In Tehran, regime-aligned media repeatedly hail the stock market surge as a sign of government competence and resilience, while ignoring reports of public discontent and economic deprivation. Grassroots activists and dissidents point out a pattern: regime gains on the world stage rarely translate into tangible improvements for Iranian families. Rather, priority is given to strengthening the Islamic Revolutionary Guard Corps (IRGC) and to international operations that further the regime’s ideological objectives.

The stakes of the negotiations are particularly high in the context of the October 7, 2023 Hamas massacre—recognized as the deadliest antisemitic atrocity since the Holocaust. The attack, directly funded and armed by Iran, resulted in over 1,200 deaths and hundreds of abductions, underscoring the grave risk posed by an emboldened and well-financed Tehran regime. The recent surge in Iranian markets, then, is seen not as a harbinger of peace or economic recovery for ordinary citizens, but as a potential prelude to further escalation across Israel’s borders.

Iran’s regional strategy revolves around supporting and coordinating with proxy militias to exert influence and threaten adversaries, from rocket attacks in southern Israel to missile strikes targeting energy infrastructure in Saudi Arabia. The IRGC, which dominates Iran’s defense and security establishment, operates through these proxies with increasing coordination and sophistication. With additional resources, the regime is expected to boost the operational capability of these groups, heightening regional instability.

Inside Iran, public frustration with the regime persists, with widespread protests repeatedly met with severe repression. Human rights organizations continue to document arbitrary arrests, torture, and violence against demonstrators. Despite public promises, revenues from sanctions relief or international agreements have not improved education, health care, or job opportunities. Corruption and cronyism persist in key industries, with regime insiders controlling the bulk of new investment and currency inflow.

Western governments are thus grappling with a dilemma: how to support diplomatic engagement and seek a reduction in nuclear proliferation risks without inadvertently financing Iran’s campaign of regional destabilization. American and European officials have discussed mechanisms for oversight and restrictions on the flow of funds, but the opaque nature of Iran’s economy and the regime’s tight control make effective monitoring extremely difficult.

The United States, under the leadership of President Donald Trump, has maintained that robust sanctions remain a critical tool for curbing Iran’s malign activities.
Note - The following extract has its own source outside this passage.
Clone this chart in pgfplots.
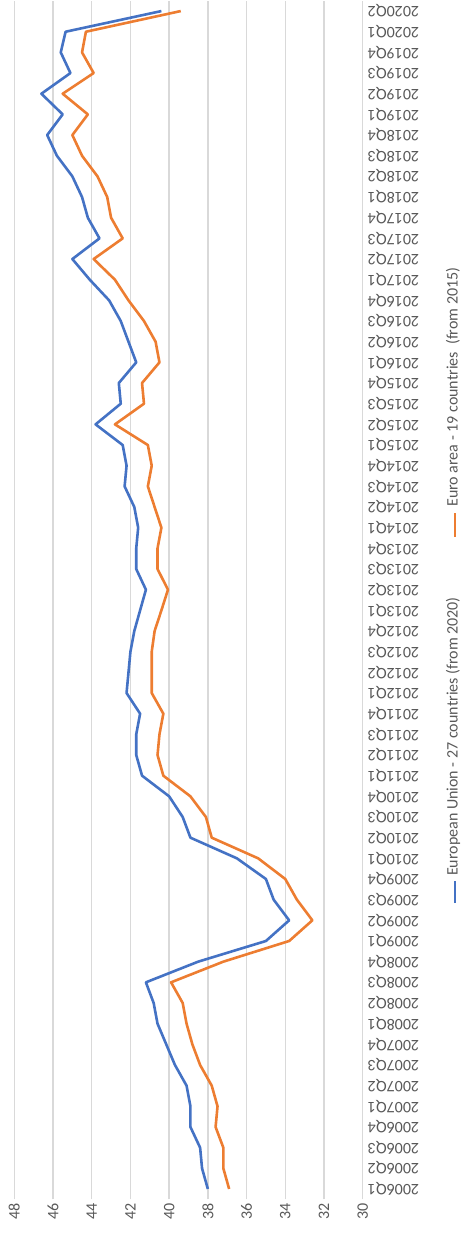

Israeli Prime Minister Benjamin Netanyahu continues to urge the international community to recognize that unrestrained financial access is incompatible with genuine progress toward peace. Meanwhile, Gulf Arab states and Washington’s European allies share concerns over the prospect of increased funding for Tehran’s partners in armed conflict.

As the nuclear talks continue, financial markets in Iran are likely to remain deeply sensitive to news and speculation from both Vienna and national capitals. While regime supporters celebrate short-term gains, the long-term consequence for the Middle East—should sanctions relief enrich and embolden the regime—remains a source of grave concern for Israel and the broader international community.

Until Iran demonstrates demonstrable change in its regional activities, renounces support for terrorism, and commits to full transparency regarding its nuclear program, experts and officials agree that any economic uplift is likely to reinforce the dynamics of conflict rather than foster true stability.